— Start of Given information —

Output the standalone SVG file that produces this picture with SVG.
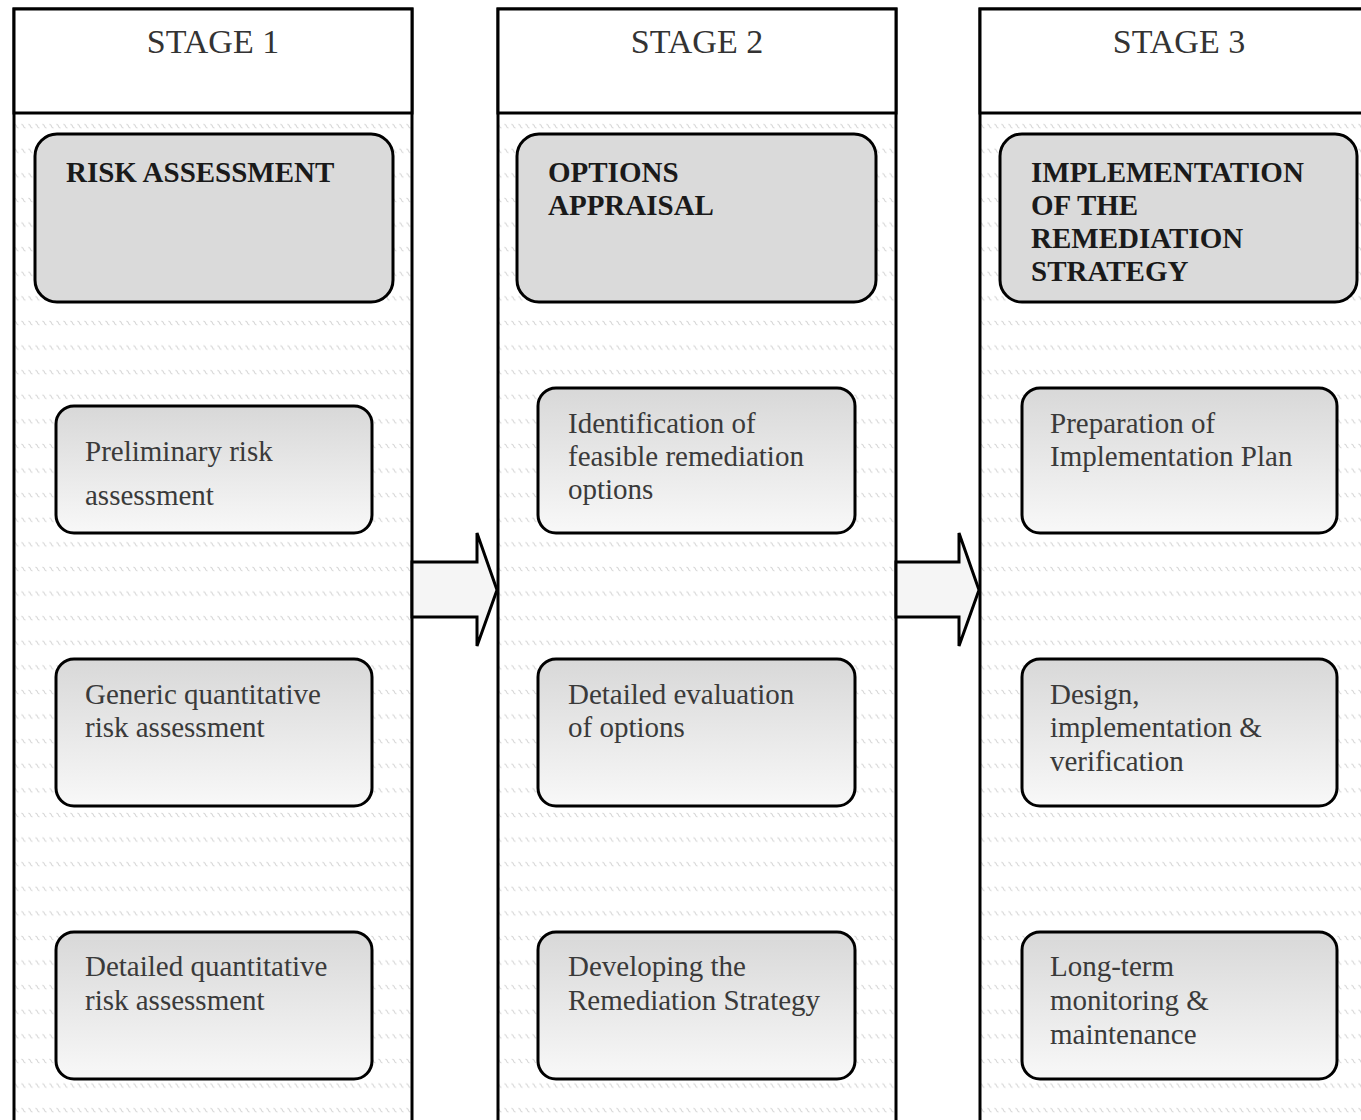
<svg xmlns="http://www.w3.org/2000/svg" width="1361" height="1120" viewBox="0 0 1361 1120">
  <defs>
    <!-- light wavy texture inside the stage columns -->
    <pattern id="wave" patternUnits="userSpaceOnUse" x="0" y="320" width="7" height="24.6">
      <path d="M0.5,1 L2,2 L3,4 L4.5,5" fill="none" stroke="#d4d4d4" stroke-width="1"/>
    </pattern>
    <linearGradient id="stepFill" x1="0" y1="0" x2="0" y2="1">
      <stop offset="0" stop-color="#d8d8d8"/>
      <stop offset="1" stop-color="#f8f8f8"/>
    </linearGradient>
    <style>
      .col { fill: url(#wave); stroke: #000; stroke-width: 3; }
      .head { fill: #fff; stroke: #000; stroke-width: 3; }
      .main { fill: #dadada; stroke: #000; stroke-width: 3; }
      .step { fill: url(#stepFill); stroke: #000; stroke-width: 3; }
      .arrow { fill: #f5f5f5; stroke: #000; stroke-width: 3; stroke-linejoin: miter; }
      .stage { font-family: "Liberation Serif", "Times New Roman", serif; font-size: 34px; fill: #333; text-anchor: middle; }
      .title { font-family: "Liberation Serif", "Times New Roman", serif; font-size: 29px; font-weight: bold; fill: #1a1a1a; }
      .label { font-family: "Liberation Serif", "Times New Roman", serif; font-size: 29px; fill: #3a3a3a; }
    </style>
  </defs>

  <rect x="0" y="0" width="1361" height="1120" fill="#fff"/>

  <!-- Stage 1 -->
  <g id="stage1">
    <rect class="col" x="14" y="9" width="398" height="1130"/>
    <rect class="head" x="14" y="9" width="398" height="104"/>
    <text class="stage" x="213" y="53">STAGE 1</text>
  </g>
  <g id="risk-assessment">
    <rect class="main" x="35" y="134" width="358" height="168" rx="22"/>
    <text class="title" x="66" y="182">RISK ASSESSMENT</text>
  </g>
  <g id="preliminary">
    <rect class="step" x="56" y="406" width="316" height="127" rx="18"/>
    <text class="label" x="85" y="461">Preliminary risk</text>
    <text class="label" x="85" y="505">assessment</text>
  </g>
  <g id="generic-qra">
    <rect class="step" x="56" y="659" width="316" height="147" rx="18"/>
    <text class="label" x="85" y="704">Generic quantitative</text>
    <text class="label" x="85" y="737">risk assessment</text>
  </g>
  <g id="detailed-qra">
    <rect class="step" x="56" y="932" width="316" height="147" rx="18"/>
    <text class="label" x="85" y="976">Detailed quantitative</text>
    <text class="label" x="85" y="1010">risk assessment</text>
  </g>

  <!-- Stage 2 -->
  <g id="stage2">
    <rect class="col" x="498" y="9" width="398" height="1130"/>
    <rect class="head" x="498" y="9" width="398" height="104"/>
    <text class="stage" x="697" y="53">STAGE 2</text>
  </g>
  <g id="options-appraisal">
    <rect class="main" x="517" y="134" width="359" height="168" rx="22"/>
    <text class="title" x="548" y="182">OPTIONS</text>
    <text class="title" x="548" y="215">APPRAISAL</text>
  </g>
  <g id="identification">
    <rect class="step" x="538" y="388" width="317" height="145" rx="18"/>
    <text class="label" x="568" y="433">Identification of</text>
    <text class="label" x="568" y="466">feasible remediation</text>
    <text class="label" x="568" y="499">options</text>
  </g>
  <g id="evaluation">
    <rect class="step" x="538" y="659" width="317" height="147" rx="18"/>
    <text class="label" x="568" y="704">Detailed evaluation</text>
    <text class="label" x="568" y="737">of options</text>
  </g>
  <g id="developing">
    <rect class="step" x="538" y="932" width="317" height="147" rx="18"/>
    <text class="label" x="568" y="976">Developing the</text>
    <text class="label" x="568" y="1010">Remediation Strategy</text>
  </g>

  <!-- Stage 3 -->
  <g id="stage3">
    <rect class="col" x="980" y="9" width="398" height="1130"/>
    <rect class="head" x="980" y="9" width="398" height="104"/>
    <text class="stage" x="1179" y="53">STAGE 3</text>
  </g>
  <g id="implementation">
    <rect class="main" x="1000" y="134" width="357" height="168" rx="22"/>
    <text class="title" x="1031" y="182">IMPLEMENTATION</text>
    <text class="title" x="1031" y="215">OF THE</text>
    <text class="title" x="1031" y="248">REMEDIATION</text>
    <text class="title" x="1031" y="281">STRATEGY</text>
  </g>
  <g id="preparation">
    <rect class="step" x="1022" y="388" width="315" height="145" rx="18"/>
    <text class="label" x="1050" y="433">Preparation of</text>
    <text class="label" x="1050" y="466">Implementation Plan</text>
  </g>
  <g id="design">
    <rect class="step" x="1022" y="659" width="315" height="147" rx="18"/>
    <text class="label" x="1050" y="704">Design,</text>
    <text class="label" x="1050" y="737">implementation &amp;</text>
    <text class="label" x="1050" y="771">verification</text>
  </g>
  <g id="monitoring">
    <rect class="step" x="1022" y="932" width="315" height="147" rx="18"/>
    <text class="label" x="1050" y="976">Long-term</text>
    <text class="label" x="1050" y="1010">monitoring &amp;</text>
    <text class="label" x="1050" y="1044">maintenance</text>
  </g>

  <!-- block arrows between stages -->
  <g id="connectors">
    <polygon class="arrow" points="412,562 477,562 477,533 497,590 477,646 477,617 412,617"/>
    <polygon class="arrow" points="896,562 959,562 959,533 979,590 959,646 959,617 896,617"/>
  </g>
</svg>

— End of Given information —

# Task directions
Copy every line above word for word and exclude the pictures.

# The solution
Output the standalone SVG file that produces this picture with SVG.
<svg xmlns="http://www.w3.org/2000/svg" width="1361" height="1120" viewBox="0 0 1361 1120">
  <defs>
    <!-- light wavy texture inside the stage columns -->
    <pattern id="wave" patternUnits="userSpaceOnUse" x="0" y="320" width="7" height="24.6">
      <path d="M0.5,1 L2,2 L3,4 L4.5,5" fill="none" stroke="#d4d4d4" stroke-width="1"/>
    </pattern>
    <linearGradient id="stepFill" x1="0" y1="0" x2="0" y2="1">
      <stop offset="0" stop-color="#d8d8d8"/>
      <stop offset="1" stop-color="#f8f8f8"/>
    </linearGradient>
    <style>
      .col { fill: url(#wave); stroke: #000; stroke-width: 3; }
      .head { fill: #fff; stroke: #000; stroke-width: 3; }
      .main { fill: #dadada; stroke: #000; stroke-width: 3; }
      .step { fill: url(#stepFill); stroke: #000; stroke-width: 3; }
      .arrow { fill: #f5f5f5; stroke: #000; stroke-width: 3; stroke-linejoin: miter; }
      .stage { font-family: "Liberation Serif", "Times New Roman", serif; font-size: 34px; fill: #333; text-anchor: middle; }
      .title { font-family: "Liberation Serif", "Times New Roman", serif; font-size: 29px; font-weight: bold; fill: #1a1a1a; }
      .label { font-family: "Liberation Serif", "Times New Roman", serif; font-size: 29px; fill: #3a3a3a; }
    </style>
  </defs>

  <rect x="0" y="0" width="1361" height="1120" fill="#fff"/>

  <!-- Stage 1 -->
  <g id="stage1">
    <rect class="col" x="14" y="9" width="398" height="1130"/>
    <rect class="head" x="14" y="9" width="398" height="104"/>
    <text class="stage" x="213" y="53">STAGE 1</text>
  </g>
  <g id="risk-assessment">
    <rect class="main" x="35" y="134" width="358" height="168" rx="22"/>
    <text class="title" x="66" y="182">RISK ASSESSMENT</text>
  </g>
  <g id="preliminary">
    <rect class="step" x="56" y="406" width="316" height="127" rx="18"/>
    <text class="label" x="85" y="461">Preliminary risk</text>
    <text class="label" x="85" y="505">assessment</text>
  </g>
  <g id="generic-qra">
    <rect class="step" x="56" y="659" width="316" height="147" rx="18"/>
    <text class="label" x="85" y="704">Generic quantitative</text>
    <text class="label" x="85" y="737">risk assessment</text>
  </g>
  <g id="detailed-qra">
    <rect class="step" x="56" y="932" width="316" height="147" rx="18"/>
    <text class="label" x="85" y="976">Detailed quantitative</text>
    <text class="label" x="85" y="1010">risk assessment</text>
  </g>

  <!-- Stage 2 -->
  <g id="stage2">
    <rect class="col" x="498" y="9" width="398" height="1130"/>
    <rect class="head" x="498" y="9" width="398" height="104"/>
    <text class="stage" x="697" y="53">STAGE 2</text>
  </g>
  <g id="options-appraisal">
    <rect class="main" x="517" y="134" width="359" height="168" rx="22"/>
    <text class="title" x="548" y="182">OPTIONS</text>
    <text class="title" x="548" y="215">APPRAISAL</text>
  </g>
  <g id="identification">
    <rect class="step" x="538" y="388" width="317" height="145" rx="18"/>
    <text class="label" x="568" y="433">Identification of</text>
    <text class="label" x="568" y="466">feasible remediation</text>
    <text class="label" x="568" y="499">options</text>
  </g>
  <g id="evaluation">
    <rect class="step" x="538" y="659" width="317" height="147" rx="18"/>
    <text class="label" x="568" y="704">Detailed evaluation</text>
    <text class="label" x="568" y="737">of options</text>
  </g>
  <g id="developing">
    <rect class="step" x="538" y="932" width="317" height="147" rx="18"/>
    <text class="label" x="568" y="976">Developing the</text>
    <text class="label" x="568" y="1010">Remediation Strategy</text>
  </g>

  <!-- Stage 3 -->
  <g id="stage3">
    <rect class="col" x="980" y="9" width="398" height="1130"/>
    <rect class="head" x="980" y="9" width="398" height="104"/>
    <text class="stage" x="1179" y="53">STAGE 3</text>
  </g>
  <g id="implementation">
    <rect class="main" x="1000" y="134" width="357" height="168" rx="22"/>
    <text class="title" x="1031" y="182">IMPLEMENTATION</text>
    <text class="title" x="1031" y="215">OF THE</text>
    <text class="title" x="1031" y="248">REMEDIATION</text>
    <text class="title" x="1031" y="281">STRATEGY</text>
  </g>
  <g id="preparation">
    <rect class="step" x="1022" y="388" width="315" height="145" rx="18"/>
    <text class="label" x="1050" y="433">Preparation of</text>
    <text class="label" x="1050" y="466">Implementation Plan</text>
  </g>
  <g id="design">
    <rect class="step" x="1022" y="659" width="315" height="147" rx="18"/>
    <text class="label" x="1050" y="704">Design,</text>
    <text class="label" x="1050" y="737">implementation &amp;</text>
    <text class="label" x="1050" y="771">verification</text>
  </g>
  <g id="monitoring">
    <rect class="step" x="1022" y="932" width="315" height="147" rx="18"/>
    <text class="label" x="1050" y="976">Long-term</text>
    <text class="label" x="1050" y="1010">monitoring &amp;</text>
    <text class="label" x="1050" y="1044">maintenance</text>
  </g>

  <!-- block arrows between stages -->
  <g id="connectors">
    <polygon class="arrow" points="412,562 477,562 477,533 497,590 477,646 477,617 412,617"/>
    <polygon class="arrow" points="896,562 959,562 959,533 979,590 959,646 959,617 896,617"/>
  </g>
</svg>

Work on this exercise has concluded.